Job: Your task is to retype the lines between the line with "Output the Python" and the line with "soy = [0]*8", inclusive. Copy no pictures and no other lines.

* start Extracted material *

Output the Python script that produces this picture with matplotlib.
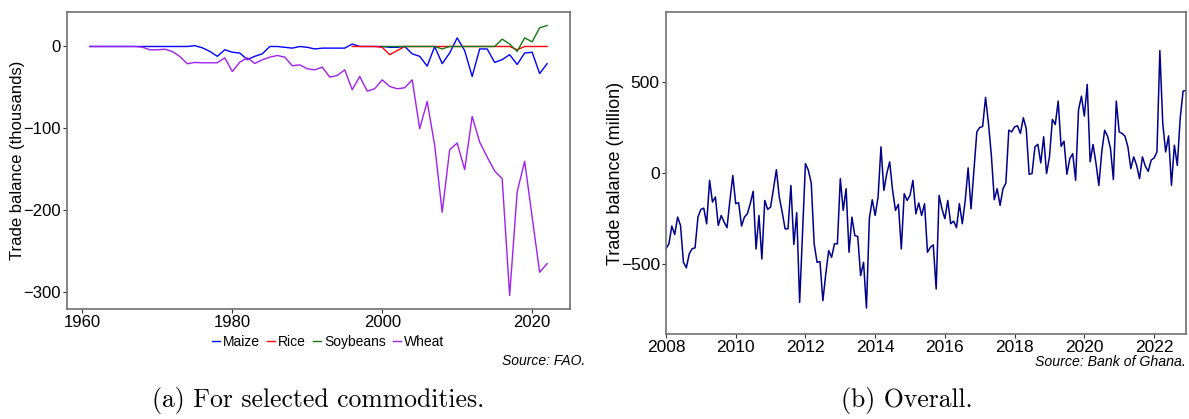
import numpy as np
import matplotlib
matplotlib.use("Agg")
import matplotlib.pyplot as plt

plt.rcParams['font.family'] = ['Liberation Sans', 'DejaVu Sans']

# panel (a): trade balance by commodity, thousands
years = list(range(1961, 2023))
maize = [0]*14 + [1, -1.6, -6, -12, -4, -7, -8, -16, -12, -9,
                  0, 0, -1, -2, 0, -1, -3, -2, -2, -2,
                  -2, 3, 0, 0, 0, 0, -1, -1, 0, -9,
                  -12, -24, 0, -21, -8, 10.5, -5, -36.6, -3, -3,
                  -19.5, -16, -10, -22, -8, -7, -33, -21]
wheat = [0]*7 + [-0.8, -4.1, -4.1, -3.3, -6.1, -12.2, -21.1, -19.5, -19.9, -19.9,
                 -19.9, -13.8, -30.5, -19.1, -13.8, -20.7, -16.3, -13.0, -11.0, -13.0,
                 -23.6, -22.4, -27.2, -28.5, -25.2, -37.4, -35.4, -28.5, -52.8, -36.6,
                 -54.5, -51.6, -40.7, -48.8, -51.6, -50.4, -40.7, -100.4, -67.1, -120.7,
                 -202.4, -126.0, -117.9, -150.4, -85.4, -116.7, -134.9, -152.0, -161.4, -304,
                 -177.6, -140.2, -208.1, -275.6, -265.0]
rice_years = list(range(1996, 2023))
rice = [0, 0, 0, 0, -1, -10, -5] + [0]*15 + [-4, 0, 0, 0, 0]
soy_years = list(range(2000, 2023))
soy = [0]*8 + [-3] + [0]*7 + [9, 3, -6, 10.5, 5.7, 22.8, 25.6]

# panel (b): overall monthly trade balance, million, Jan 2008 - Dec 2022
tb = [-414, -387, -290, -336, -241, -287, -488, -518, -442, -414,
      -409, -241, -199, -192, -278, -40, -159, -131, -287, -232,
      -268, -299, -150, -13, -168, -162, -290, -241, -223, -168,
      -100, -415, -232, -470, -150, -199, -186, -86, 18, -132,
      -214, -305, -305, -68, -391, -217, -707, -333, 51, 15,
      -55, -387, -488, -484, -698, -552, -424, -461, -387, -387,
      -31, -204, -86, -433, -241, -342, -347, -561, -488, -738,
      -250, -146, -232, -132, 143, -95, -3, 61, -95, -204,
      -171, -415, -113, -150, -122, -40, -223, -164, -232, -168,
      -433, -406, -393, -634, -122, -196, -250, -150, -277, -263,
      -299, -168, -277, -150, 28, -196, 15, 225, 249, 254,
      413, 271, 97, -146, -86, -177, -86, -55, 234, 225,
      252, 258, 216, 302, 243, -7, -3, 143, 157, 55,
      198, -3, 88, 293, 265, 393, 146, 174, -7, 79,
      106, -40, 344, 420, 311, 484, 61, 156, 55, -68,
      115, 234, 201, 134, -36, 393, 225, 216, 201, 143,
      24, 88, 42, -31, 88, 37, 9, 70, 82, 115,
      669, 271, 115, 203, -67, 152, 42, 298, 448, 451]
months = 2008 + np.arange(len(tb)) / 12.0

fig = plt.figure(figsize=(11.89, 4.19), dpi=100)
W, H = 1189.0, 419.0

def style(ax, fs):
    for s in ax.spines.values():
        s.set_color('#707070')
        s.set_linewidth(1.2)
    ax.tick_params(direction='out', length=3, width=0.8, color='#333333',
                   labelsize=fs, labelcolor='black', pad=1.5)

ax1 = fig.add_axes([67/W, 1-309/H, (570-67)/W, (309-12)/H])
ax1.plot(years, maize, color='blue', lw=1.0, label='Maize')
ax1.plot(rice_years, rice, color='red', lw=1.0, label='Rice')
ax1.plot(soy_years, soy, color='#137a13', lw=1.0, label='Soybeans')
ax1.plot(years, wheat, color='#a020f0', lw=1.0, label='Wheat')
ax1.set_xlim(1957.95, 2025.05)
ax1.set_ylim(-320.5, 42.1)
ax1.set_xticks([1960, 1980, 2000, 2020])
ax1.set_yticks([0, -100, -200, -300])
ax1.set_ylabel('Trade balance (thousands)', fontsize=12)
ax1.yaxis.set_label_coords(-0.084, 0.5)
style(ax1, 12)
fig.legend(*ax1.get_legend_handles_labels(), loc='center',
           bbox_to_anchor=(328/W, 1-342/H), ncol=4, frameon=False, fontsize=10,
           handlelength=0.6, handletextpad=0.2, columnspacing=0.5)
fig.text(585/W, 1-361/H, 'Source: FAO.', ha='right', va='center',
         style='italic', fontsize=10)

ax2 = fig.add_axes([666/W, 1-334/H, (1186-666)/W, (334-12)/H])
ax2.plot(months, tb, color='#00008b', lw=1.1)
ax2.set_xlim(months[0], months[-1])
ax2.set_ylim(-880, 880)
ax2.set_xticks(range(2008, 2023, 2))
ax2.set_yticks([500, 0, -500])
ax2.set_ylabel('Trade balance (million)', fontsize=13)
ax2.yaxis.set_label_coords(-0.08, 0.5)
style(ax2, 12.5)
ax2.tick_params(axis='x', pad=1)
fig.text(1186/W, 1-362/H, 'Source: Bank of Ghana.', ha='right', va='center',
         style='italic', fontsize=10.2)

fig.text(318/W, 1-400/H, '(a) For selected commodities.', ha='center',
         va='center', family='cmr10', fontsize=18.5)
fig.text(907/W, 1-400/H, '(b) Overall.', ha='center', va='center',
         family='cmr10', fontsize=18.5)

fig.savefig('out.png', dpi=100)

* end Extracted material *
* start Extracted material *

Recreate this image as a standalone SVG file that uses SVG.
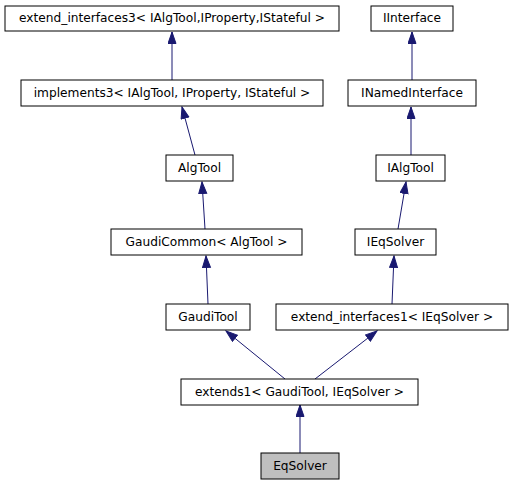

* end Extracted material *

Correct answer:
Output the Python script that produces this picture with matplotlib.
import numpy as np
import matplotlib
matplotlib.use("Agg")
import matplotlib.pyplot as plt

plt.rcParams['font.family'] = ['Liberation Sans', 'DejaVu Sans']

# panel (a): trade balance by commodity, thousands
years = list(range(1961, 2023))
maize = [0]*14 + [1, -1.6, -6, -12, -4, -7, -8, -16, -12, -9,
                  0, 0, -1, -2, 0, -1, -3, -2, -2, -2,
                  -2, 3, 0, 0, 0, 0, -1, -1, 0, -9,
                  -12, -24, 0, -21, -8, 10.5, -5, -36.6, -3, -3,
                  -19.5, -16, -10, -22, -8, -7, -33, -21]
wheat = [0]*7 + [-0.8, -4.1, -4.1, -3.3, -6.1, -12.2, -21.1, -19.5, -19.9, -19.9,
                 -19.9, -13.8, -30.5, -19.1, -13.8, -20.7, -16.3, -13.0, -11.0, -13.0,
                 -23.6, -22.4, -27.2, -28.5, -25.2, -37.4, -35.4, -28.5, -52.8, -36.6,
                 -54.5, -51.6, -40.7, -48.8, -51.6, -50.4, -40.7, -100.4, -67.1, -120.7,
                 -202.4, -126.0, -117.9, -150.4, -85.4, -116.7, -134.9, -152.0, -161.4, -304,
                 -177.6, -140.2, -208.1, -275.6, -265.0]
rice_years = list(range(1996, 2023))
rice = [0, 0, 0, 0, -1, -10, -5] + [0]*15 + [-4, 0, 0, 0, 0]
soy_years = list(range(2000, 2023))
soy = [0]*8 + [-3] + [0]*7 + [9, 3, -6, 10.5, 5.7, 22.8, 25.6]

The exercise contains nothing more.